The rental upside in Europe will be less, because the rental declines in Europe were less during the downturn, so we think we are in the early stages of rental recovery in Europe, probably in the first or second inning of the rental recovery, other than the UK. The UK is very use-like.
But most of Europe is in the early stages of rental recovery and the real story in the short term in Europe is cap rate compression. So they are flipped, Europe is cap rate compression, modest rent recovery. U.S. probably not a lot more cap rate compression but pretty robust rental growth.
There is also one other thing I would like to say, because it's really important. We all sit around and throw around cap rates, because they are just really easy things for people to discuss. But there is an underlying quality and the ability of the portfolio to generate same store growth over time. You are seeing that in the Prologis portfolio today.
We have worked hard to prune our portfolio down to the key global market and you are seeing that our U.S. rent change this quarter was 15%, up with that up against anybody else’s numbers, and the KTR strategy is very consistent with the Prologis strategy.

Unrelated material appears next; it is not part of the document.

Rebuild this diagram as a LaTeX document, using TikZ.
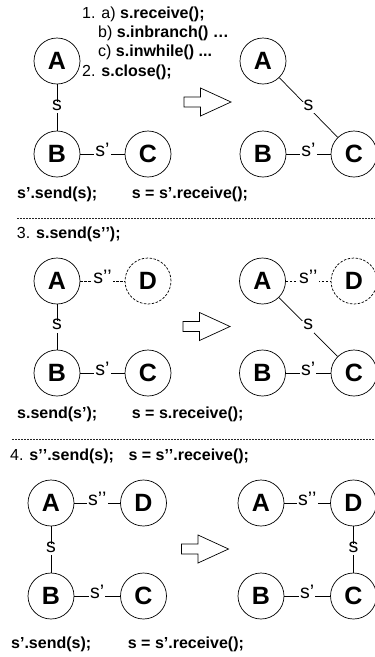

So, we think these high quality portfolios will outperform in terms of same store NOI growth over time and frankly to buy another portfolio and there have been portfolios for sale for another 40 basis points on the cap rate and giving up just upside we don’t think it’s too wise even though it sounds like a better cap rate.
That’s how we think about it. .
And your next question comes from the line of Eric Frankel from Green Street Advisors. Your line is open. .
I was hoping you'd comment on these types of deals and how you view your development platform franchise? I see, you guys, you talked about in the past, you guys have ascribe a lot of value to it, so I just wonder, if you think about dilution, when you think about these larger types of deals, especially relative to your cost of capital now, which we will argue is not particularly strong.
Thank you. .
Well it’s all a big circle isn’t it. I mean, yeah we do think our development business has value.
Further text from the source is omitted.